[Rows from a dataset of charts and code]

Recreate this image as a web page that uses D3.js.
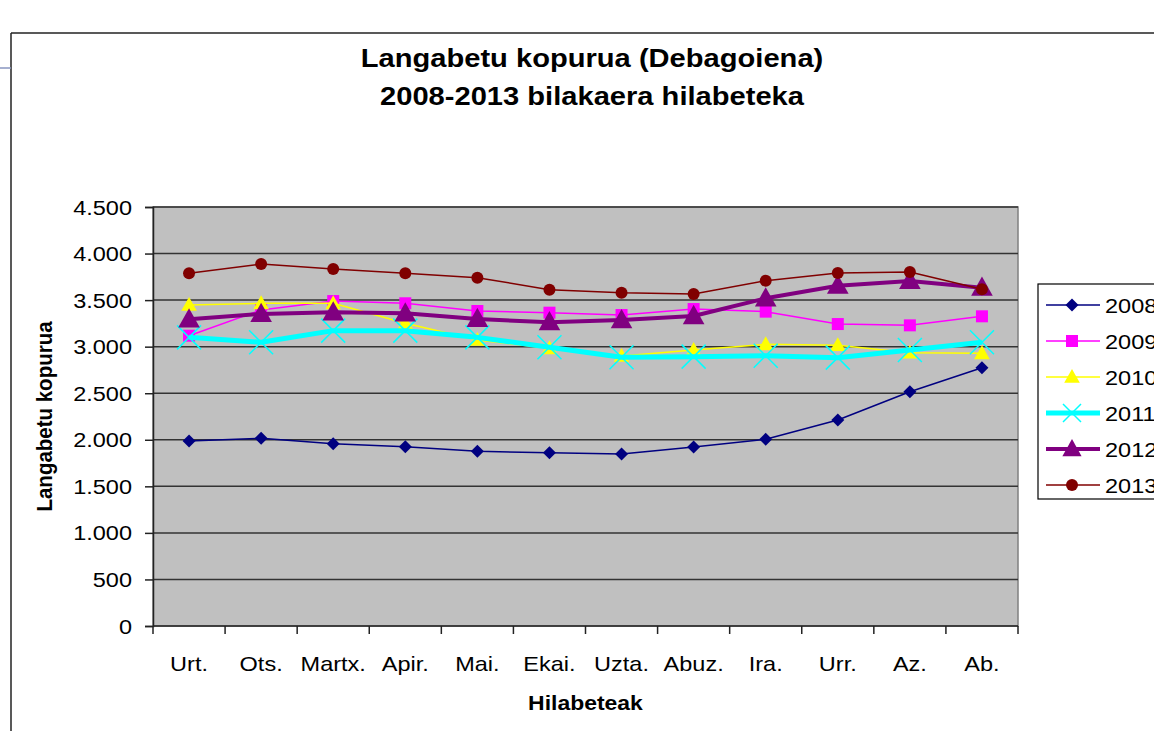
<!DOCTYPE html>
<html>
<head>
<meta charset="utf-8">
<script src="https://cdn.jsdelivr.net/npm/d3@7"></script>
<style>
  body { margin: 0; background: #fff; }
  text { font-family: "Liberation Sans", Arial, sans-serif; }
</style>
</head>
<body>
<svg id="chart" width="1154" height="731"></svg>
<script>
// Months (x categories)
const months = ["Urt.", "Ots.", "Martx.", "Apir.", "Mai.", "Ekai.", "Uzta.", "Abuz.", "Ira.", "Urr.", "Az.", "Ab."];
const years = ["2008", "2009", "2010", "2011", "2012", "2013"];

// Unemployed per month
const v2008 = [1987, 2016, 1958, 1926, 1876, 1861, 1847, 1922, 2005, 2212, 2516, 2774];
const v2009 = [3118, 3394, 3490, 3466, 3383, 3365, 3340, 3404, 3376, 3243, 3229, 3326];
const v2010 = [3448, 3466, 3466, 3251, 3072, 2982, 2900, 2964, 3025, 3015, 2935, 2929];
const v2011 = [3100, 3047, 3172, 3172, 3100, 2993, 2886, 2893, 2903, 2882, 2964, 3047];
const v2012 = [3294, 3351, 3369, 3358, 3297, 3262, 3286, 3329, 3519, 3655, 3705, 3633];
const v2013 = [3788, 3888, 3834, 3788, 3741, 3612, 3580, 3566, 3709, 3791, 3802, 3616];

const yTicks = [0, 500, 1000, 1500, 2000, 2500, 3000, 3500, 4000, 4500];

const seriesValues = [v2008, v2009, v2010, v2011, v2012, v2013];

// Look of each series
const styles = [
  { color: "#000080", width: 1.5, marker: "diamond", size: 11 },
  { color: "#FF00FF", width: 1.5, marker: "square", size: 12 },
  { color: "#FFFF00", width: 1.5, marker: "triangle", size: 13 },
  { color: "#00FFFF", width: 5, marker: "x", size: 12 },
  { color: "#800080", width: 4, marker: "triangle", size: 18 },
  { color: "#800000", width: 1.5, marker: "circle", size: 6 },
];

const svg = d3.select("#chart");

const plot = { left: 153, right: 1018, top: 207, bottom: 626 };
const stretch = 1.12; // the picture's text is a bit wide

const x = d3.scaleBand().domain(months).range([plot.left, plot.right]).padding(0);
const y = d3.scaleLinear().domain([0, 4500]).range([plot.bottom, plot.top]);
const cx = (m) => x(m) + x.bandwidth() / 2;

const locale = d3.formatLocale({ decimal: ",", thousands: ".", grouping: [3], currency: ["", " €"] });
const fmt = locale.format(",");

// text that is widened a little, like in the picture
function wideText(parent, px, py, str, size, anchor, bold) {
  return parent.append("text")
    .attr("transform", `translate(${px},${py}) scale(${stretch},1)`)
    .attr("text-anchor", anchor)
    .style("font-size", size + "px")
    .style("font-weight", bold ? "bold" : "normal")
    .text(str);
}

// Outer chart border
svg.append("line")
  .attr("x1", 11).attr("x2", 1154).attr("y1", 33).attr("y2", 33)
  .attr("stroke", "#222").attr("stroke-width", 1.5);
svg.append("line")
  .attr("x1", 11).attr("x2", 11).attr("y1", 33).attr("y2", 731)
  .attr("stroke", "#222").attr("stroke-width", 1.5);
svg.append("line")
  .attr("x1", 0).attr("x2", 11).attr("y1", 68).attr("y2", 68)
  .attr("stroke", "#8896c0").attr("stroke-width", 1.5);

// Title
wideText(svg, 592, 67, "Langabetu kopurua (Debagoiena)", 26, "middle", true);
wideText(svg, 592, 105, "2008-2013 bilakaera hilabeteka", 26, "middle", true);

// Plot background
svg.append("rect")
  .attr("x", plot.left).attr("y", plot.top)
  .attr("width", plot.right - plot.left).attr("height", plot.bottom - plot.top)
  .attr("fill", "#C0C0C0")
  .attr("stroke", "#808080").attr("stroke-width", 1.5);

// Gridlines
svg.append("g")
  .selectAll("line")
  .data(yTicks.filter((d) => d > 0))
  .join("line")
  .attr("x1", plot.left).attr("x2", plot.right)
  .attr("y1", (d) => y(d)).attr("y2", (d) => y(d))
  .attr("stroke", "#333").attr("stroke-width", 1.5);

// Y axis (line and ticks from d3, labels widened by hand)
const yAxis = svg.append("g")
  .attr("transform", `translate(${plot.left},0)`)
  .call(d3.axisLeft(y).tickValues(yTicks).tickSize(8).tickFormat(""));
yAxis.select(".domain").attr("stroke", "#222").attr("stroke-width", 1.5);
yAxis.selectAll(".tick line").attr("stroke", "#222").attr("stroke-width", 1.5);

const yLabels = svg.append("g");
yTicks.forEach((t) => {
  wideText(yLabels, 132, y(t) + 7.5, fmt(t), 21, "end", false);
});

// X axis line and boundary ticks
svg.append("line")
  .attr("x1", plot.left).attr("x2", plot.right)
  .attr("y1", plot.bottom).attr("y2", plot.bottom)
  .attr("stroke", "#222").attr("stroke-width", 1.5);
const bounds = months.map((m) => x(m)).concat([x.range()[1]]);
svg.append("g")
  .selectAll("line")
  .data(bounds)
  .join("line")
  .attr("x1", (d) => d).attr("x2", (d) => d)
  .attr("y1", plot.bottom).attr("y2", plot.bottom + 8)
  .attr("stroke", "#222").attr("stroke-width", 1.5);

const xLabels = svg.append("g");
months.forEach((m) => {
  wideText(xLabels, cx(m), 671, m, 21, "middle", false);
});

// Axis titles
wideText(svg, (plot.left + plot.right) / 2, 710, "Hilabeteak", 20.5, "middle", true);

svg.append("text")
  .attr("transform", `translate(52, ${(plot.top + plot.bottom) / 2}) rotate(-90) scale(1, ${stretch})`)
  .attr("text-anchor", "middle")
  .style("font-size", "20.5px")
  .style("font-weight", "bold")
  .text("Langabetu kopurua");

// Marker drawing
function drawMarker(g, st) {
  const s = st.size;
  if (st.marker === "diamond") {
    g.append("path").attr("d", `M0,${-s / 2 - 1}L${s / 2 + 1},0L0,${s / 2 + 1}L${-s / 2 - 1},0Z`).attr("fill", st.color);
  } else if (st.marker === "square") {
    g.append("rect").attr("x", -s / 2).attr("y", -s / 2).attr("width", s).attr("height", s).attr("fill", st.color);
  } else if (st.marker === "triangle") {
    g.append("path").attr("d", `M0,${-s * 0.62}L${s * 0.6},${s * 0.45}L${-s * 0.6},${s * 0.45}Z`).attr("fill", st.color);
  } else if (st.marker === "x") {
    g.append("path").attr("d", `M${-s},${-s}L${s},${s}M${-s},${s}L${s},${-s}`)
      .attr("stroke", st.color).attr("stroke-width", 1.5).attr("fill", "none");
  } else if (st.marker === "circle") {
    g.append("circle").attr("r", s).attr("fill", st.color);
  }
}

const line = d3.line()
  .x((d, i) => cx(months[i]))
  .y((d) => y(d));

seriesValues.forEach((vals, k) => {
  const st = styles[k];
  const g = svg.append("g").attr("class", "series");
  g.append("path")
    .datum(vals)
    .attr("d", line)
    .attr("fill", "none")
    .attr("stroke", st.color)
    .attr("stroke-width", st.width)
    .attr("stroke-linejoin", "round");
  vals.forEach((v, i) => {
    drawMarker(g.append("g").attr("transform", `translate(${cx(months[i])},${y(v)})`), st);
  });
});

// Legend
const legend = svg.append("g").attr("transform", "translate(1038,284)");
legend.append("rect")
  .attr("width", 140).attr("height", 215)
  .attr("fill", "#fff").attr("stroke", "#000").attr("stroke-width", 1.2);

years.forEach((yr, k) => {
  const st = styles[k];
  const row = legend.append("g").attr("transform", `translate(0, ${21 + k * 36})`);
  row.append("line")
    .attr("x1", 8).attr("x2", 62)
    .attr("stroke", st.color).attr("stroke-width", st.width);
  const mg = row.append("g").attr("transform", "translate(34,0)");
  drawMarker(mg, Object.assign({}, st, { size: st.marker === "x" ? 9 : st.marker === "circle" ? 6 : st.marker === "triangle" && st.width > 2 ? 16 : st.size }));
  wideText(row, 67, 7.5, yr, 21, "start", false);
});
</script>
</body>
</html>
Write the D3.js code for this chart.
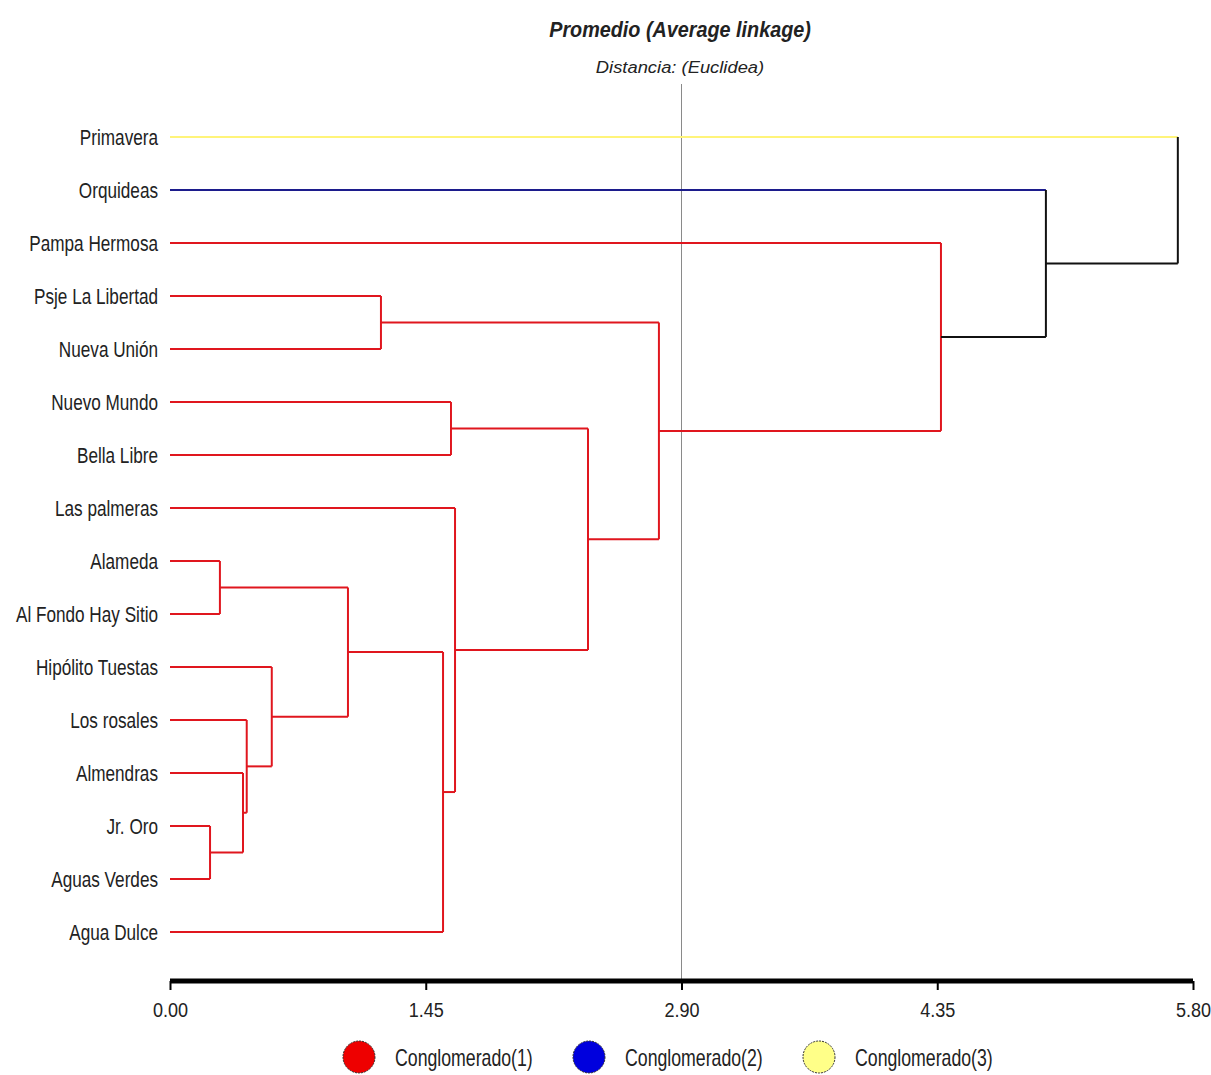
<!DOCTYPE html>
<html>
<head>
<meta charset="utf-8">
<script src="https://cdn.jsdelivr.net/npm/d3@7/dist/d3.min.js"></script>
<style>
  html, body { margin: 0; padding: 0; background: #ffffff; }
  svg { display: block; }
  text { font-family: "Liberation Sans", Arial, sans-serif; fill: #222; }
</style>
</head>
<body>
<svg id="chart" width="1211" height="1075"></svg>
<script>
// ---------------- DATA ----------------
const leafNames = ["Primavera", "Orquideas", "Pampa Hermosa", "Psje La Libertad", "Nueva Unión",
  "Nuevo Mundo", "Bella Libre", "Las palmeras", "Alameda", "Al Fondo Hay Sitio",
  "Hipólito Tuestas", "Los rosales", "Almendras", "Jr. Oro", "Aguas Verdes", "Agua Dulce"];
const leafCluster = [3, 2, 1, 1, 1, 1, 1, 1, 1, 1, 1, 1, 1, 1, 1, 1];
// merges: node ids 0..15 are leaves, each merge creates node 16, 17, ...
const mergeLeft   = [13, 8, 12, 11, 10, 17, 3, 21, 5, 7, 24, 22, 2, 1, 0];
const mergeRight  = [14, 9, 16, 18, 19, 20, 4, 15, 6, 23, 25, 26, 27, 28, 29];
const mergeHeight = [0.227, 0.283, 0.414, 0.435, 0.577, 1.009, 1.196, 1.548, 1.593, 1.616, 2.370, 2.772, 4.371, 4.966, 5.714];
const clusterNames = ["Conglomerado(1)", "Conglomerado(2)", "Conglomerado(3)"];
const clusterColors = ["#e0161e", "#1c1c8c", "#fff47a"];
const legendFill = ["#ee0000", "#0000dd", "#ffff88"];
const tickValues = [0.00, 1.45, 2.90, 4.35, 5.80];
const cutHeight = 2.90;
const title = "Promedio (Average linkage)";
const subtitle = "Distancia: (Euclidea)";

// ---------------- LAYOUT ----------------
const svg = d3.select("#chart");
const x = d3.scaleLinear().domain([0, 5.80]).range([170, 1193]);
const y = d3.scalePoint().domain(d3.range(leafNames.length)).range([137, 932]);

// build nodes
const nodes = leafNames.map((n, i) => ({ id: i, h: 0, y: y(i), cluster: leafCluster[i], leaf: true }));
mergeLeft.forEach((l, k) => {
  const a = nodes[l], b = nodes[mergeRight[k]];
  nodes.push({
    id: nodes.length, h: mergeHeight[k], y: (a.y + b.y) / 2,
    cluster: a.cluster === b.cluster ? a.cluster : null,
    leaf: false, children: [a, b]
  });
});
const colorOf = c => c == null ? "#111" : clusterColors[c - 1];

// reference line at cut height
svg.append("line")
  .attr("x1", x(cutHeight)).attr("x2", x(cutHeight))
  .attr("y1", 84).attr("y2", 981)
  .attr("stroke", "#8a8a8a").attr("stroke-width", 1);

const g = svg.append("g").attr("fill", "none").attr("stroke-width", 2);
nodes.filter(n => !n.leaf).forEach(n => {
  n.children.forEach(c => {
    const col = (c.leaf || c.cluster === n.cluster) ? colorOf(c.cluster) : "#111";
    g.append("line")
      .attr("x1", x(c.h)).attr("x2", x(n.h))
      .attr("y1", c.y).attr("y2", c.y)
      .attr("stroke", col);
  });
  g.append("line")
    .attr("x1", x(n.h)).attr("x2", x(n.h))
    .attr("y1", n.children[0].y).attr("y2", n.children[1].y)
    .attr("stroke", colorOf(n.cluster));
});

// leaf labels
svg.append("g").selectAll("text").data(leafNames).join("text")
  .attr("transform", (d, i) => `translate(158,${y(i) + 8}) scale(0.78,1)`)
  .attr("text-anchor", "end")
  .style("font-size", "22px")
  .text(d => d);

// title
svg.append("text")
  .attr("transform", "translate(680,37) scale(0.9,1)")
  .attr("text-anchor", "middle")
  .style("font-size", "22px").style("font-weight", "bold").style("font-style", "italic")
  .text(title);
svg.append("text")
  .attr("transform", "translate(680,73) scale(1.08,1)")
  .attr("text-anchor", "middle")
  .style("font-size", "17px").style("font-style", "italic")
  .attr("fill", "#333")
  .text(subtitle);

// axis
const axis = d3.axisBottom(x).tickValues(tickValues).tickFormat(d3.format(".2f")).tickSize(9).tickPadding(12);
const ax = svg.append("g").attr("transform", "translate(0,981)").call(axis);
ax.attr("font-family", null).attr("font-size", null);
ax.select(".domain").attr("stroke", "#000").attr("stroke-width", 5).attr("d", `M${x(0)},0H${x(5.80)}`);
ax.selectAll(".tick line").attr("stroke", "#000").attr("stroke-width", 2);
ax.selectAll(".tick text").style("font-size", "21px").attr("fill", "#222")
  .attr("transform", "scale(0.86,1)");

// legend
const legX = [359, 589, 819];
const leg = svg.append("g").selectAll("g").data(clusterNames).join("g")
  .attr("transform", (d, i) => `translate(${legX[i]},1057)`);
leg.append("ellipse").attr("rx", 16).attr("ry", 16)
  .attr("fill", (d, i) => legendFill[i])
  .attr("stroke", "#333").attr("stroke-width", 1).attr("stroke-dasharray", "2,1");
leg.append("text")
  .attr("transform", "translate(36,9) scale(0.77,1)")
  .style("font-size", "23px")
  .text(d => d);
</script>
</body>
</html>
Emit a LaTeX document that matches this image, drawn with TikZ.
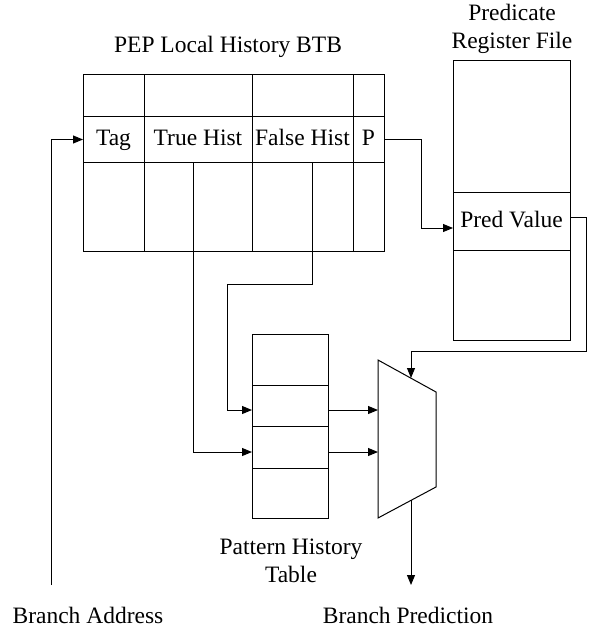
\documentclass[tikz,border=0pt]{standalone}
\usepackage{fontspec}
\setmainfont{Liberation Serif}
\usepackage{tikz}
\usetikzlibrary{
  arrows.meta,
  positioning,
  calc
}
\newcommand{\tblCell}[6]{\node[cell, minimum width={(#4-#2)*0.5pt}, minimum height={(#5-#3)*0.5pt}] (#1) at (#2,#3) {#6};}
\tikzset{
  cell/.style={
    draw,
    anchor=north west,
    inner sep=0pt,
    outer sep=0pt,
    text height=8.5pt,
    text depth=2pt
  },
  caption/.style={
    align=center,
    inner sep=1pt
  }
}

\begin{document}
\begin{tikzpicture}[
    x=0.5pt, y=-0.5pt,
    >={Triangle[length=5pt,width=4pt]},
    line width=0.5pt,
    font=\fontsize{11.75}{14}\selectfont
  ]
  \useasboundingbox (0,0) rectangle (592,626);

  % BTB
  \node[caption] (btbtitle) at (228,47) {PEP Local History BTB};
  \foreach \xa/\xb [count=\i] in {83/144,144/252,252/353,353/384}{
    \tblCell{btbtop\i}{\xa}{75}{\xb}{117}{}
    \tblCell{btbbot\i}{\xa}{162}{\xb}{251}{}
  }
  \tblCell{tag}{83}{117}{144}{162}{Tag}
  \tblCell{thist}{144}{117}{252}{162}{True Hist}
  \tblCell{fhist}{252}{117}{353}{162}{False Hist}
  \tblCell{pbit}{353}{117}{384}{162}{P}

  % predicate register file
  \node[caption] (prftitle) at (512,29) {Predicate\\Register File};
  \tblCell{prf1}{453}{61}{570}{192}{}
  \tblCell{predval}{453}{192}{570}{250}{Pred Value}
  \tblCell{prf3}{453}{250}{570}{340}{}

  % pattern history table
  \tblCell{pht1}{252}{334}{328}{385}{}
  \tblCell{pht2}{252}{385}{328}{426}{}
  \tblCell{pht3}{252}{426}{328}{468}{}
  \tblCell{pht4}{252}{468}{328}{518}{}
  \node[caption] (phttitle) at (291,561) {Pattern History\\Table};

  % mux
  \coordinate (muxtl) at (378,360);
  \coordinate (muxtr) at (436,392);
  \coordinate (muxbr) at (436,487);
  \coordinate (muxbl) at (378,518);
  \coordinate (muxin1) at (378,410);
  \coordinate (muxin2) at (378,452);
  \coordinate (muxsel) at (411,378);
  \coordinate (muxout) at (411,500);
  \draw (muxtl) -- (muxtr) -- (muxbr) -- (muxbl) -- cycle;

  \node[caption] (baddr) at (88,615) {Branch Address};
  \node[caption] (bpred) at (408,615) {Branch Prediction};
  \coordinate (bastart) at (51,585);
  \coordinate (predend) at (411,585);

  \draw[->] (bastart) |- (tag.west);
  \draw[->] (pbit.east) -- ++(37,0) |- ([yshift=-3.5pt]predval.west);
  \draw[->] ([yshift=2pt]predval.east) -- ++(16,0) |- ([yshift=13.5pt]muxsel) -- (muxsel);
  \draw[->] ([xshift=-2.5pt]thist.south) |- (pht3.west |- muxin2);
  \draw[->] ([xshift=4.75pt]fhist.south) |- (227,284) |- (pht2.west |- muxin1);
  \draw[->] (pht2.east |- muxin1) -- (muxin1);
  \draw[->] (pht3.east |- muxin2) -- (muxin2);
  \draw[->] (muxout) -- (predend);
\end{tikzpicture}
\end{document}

GOAL
From the listing above, copy out each line where the word "that" appears.

FULL RESPONSE
Recreate this image as a web page that uses D3.js.
// text that is widened a little, like in the picture
Emit a LaTeX document that matches this image, drawn with TikZ.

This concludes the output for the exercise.